Short task:
Go through the listing and set it down exactly, leaving out its pictures.

Recorded information:
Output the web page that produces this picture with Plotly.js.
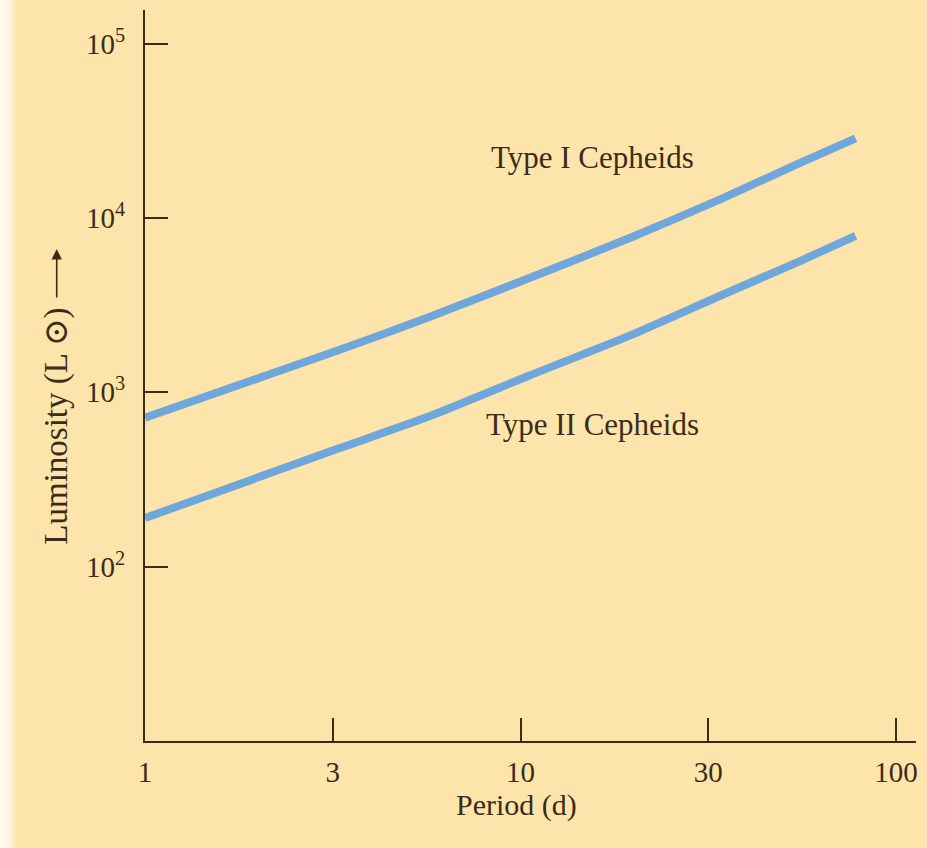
<!DOCTYPE html>
<html>
<head>
<meta charset="utf-8">
<script src="https://cdn.plot.ly/plotly-3.0.1.min.js"></script>
<style>
  html, body { margin: 0; padding: 0; }
  body { width: 927px; height: 848px; overflow: hidden;
         background: linear-gradient(to right, #fffaf1 0px, #fff6e6 9px, #fde4ab 17px, #fde4ab 100%); }
  #chart { width: 927px; height: 848px; }
</style>
</head>
<body>
<div id="chart"></div>
<script>
// Period in days
const periods = [1, 3.3, 5.74, 10.6, 19.6, 34, 55.5, 78];
// Luminosity in solar units
const typeI  = [716, 1754, 2716, 4539, 7709, 12790, 20700, 28600];
const typeII = [190, 479, 731, 1253, 2123, 3581, 5662, 7890];

const xTickVals = [1, 3.1623, 10, 31.623, 100];
const xTickText = ['1', '3', '10', '30', '100'];
const yTickVals = [100, 1000, 10000, 100000];
const yTickText = ['10<sup>2</sup>', '10<sup>3</sup>', '10<sup>4</sup>', '10<sup>5</sup>'];

const seriesNames = ['Type I Cepheids', 'Type II Cepheids'];

const lineColor = '#6fa6dc';
const inkColor = '#3b2c18';
const serif = '"Liberation Serif", "DejaVu Serif", serif';

const traces = [
  { x: periods, y: typeI, name: seriesNames[0], mode: 'lines',
    line: { color: lineColor, width: 8, shape: 'spline', smoothing: 0.6 }, hoverinfo: 'x+y' },
  { x: periods, y: typeII, name: seriesNames[1], mode: 'lines',
    line: { color: lineColor, width: 8, shape: 'spline', smoothing: 0.6 }, hoverinfo: 'x+y' }
];

const layout = {
  width: 927, height: 848,
  margin: { l: 145, r: 11, t: 10, b: 107 },
  paper_bgcolor: 'rgba(0,0,0,0)',
  plot_bgcolor: 'rgba(0,0,0,0)',
  showlegend: false,
  font: { family: serif, color: inkColor, size: 28 },
  xaxis: {
    type: 'log', range: [0, 2.053],
    showgrid: false, zeroline: false,
    showline: true, linecolor: inkColor, linewidth: 2,
    ticks: 'inside', ticklen: 23, tickwidth: 2, tickcolor: inkColor,
    tickvals: xTickVals, ticktext: xTickText,
    tickfont: { family: serif, size: 29, color: inkColor },
    ticklabelstandoff: 4
  },
  yaxis: {
    type: 'log', range: [1, 5.193],
    showgrid: false, zeroline: false,
    showline: true, linecolor: inkColor, linewidth: 2,
    ticks: 'inside', ticklen: 23, tickwidth: 2, tickcolor: inkColor,
    tickvals: yTickVals, ticktext: yTickText,
    tickfont: { family: serif, size: 29, color: inkColor },
    ticklabelstandoff: 12
  },
  annotations: [
    { xref: 'paper', yref: 'paper', x: 0.580, y: 0.7989, xanchor: 'center', yanchor: 'middle', text: seriesNames[0],
      showarrow: false, font: { family: serif, size: 31, color: inkColor } },
    { xref: 'paper', yref: 'paper', x: 0.580, y: 0.4323, xanchor: 'center', yanchor: 'middle', text: seriesNames[1],
      showarrow: false, font: { family: serif, size: 31, color: inkColor } },
    { xref: 'paper', yref: 'paper', x: 0.4815, y: -0.0875, xanchor: 'center', yanchor: 'middle', text: 'Period (d)',
      showarrow: false, font: { family: serif, size: 30, color: inkColor } },
    { xref: 'paper', yref: 'paper', x: -0.1145, y: 0.4310, xanchor: 'center', yanchor: 'middle', text: 'Luminosity (L ⊙)',
      textangle: -90, showarrow: false, font: { family: serif, size: 33, color: inkColor } },
    { xref: 'paper', yref: 'paper', x: -0.1145, y: 0.6730, ax: 0, ay: 50, text: '',
      showarrow: true, arrowhead: 2, arrowsize: 1.3, arrowwidth: 1.6, arrowcolor: inkColor }
  ]
};

Plotly.newPlot('chart', traces, layout, { displayModeBar: false, staticPlot: true });
</script>
</body>
</html>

Exercise result:
Output the web page that produces this picture with Plotly.js.
<!DOCTYPE html>
<html>
<head>
<meta charset="utf-8">
<script src="https://cdn.plot.ly/plotly-3.0.1.min.js"></script>
<style>
  html, body { margin: 0; padding: 0; }
  body { width: 927px; height: 848px; overflow: hidden;
         background: linear-gradient(to right, #fffaf1 0px, #fff6e6 9px, #fde4ab 17px, #fde4ab 100%); }
  #chart { width: 927px; height: 848px; }
</style>
</head>
<body>
<div id="chart"></div>
<script>
// Period in days
const periods = [1, 3.3, 5.74, 10.6, 19.6, 34, 55.5, 78];
// Luminosity in solar units
const typeI  = [716, 1754, 2716, 4539, 7709, 12790, 20700, 28600];
const typeII = [190, 479, 731, 1253, 2123, 3581, 5662, 7890];

const xTickVals = [1, 3.1623, 10, 31.623, 100];
const xTickText = ['1', '3', '10', '30', '100'];
const yTickVals = [100, 1000, 10000, 100000];
const yTickText = ['10<sup>2</sup>', '10<sup>3</sup>', '10<sup>4</sup>', '10<sup>5</sup>'];

const seriesNames = ['Type I Cepheids', 'Type II Cepheids'];

const lineColor = '#6fa6dc';
const inkColor = '#3b2c18';
const serif = '"Liberation Serif", "DejaVu Serif", serif';

const traces = [
  { x: periods, y: typeI, name: seriesNames[0], mode: 'lines',
    line: { color: lineColor, width: 8, shape: 'spline', smoothing: 0.6 }, hoverinfo: 'x+y' },
  { x: periods, y: typeII, name: seriesNames[1], mode: 'lines',
    line: { color: lineColor, width: 8, shape: 'spline', smoothing: 0.6 }, hoverinfo: 'x+y' }
];

const layout = {
  width: 927, height: 848,
  margin: { l: 145, r: 11, t: 10, b: 107 },
  paper_bgcolor: 'rgba(0,0,0,0)',
  plot_bgcolor: 'rgba(0,0,0,0)',
  showlegend: false,
  font: { family: serif, color: inkColor, size: 28 },
  xaxis: {
    type: 'log', range: [0, 2.053],
    showgrid: false, zeroline: false,
    showline: true, linecolor: inkColor, linewidth: 2,
    ticks: 'inside', ticklen: 23, tickwidth: 2, tickcolor: inkColor,
    tickvals: xTickVals, ticktext: xTickText,
    tickfont: { family: serif, size: 29, color: inkColor },
    ticklabelstandoff: 4
  },
  yaxis: {
    type: 'log', range: [1, 5.193],
    showgrid: false, zeroline: false,
    showline: true, linecolor: inkColor, linewidth: 2,
    ticks: 'inside', ticklen: 23, tickwidth: 2, tickcolor: inkColor,
    tickvals: yTickVals, ticktext: yTickText,
    tickfont: { family: serif, size: 29, color: inkColor },
    ticklabelstandoff: 12
  },
  annotations: [
    { xref: 'paper', yref: 'paper', x: 0.580, y: 0.7989, xanchor: 'center', yanchor: 'middle', text: seriesNames[0],
      showarrow: false, font: { family: serif, size: 31, color: inkColor } },
    { xref: 'paper', yref: 'paper', x: 0.580, y: 0.4323, xanchor: 'center', yanchor: 'middle', text: seriesNames[1],
      showarrow: false, font: { family: serif, size: 31, color: inkColor } },
    { xref: 'paper', yref: 'paper', x: 0.4815, y: -0.0875, xanchor: 'center', yanchor: 'middle', text: 'Period (d)',
      showarrow: false, font: { family: serif, size: 30, color: inkColor } },
    { xref: 'paper', yref: 'paper', x: -0.1145, y: 0.4310, xanchor: 'center', yanchor: 'middle', text: 'Luminosity (L ⊙)',
      textangle: -90, showarrow: false, font: { family: serif, size: 33, color: inkColor } },
    { xref: 'paper', yref: 'paper', x: -0.1145, y: 0.6730, ax: 0, ay: 50, text: '',
      showarrow: true, arrowhead: 2, arrowsize: 1.3, arrowwidth: 1.6, arrowcolor: inkColor }
  ]
};

Plotly.newPlot('chart', traces, layout, { displayModeBar: false, staticPlot: true });
</script>
</body>
</html>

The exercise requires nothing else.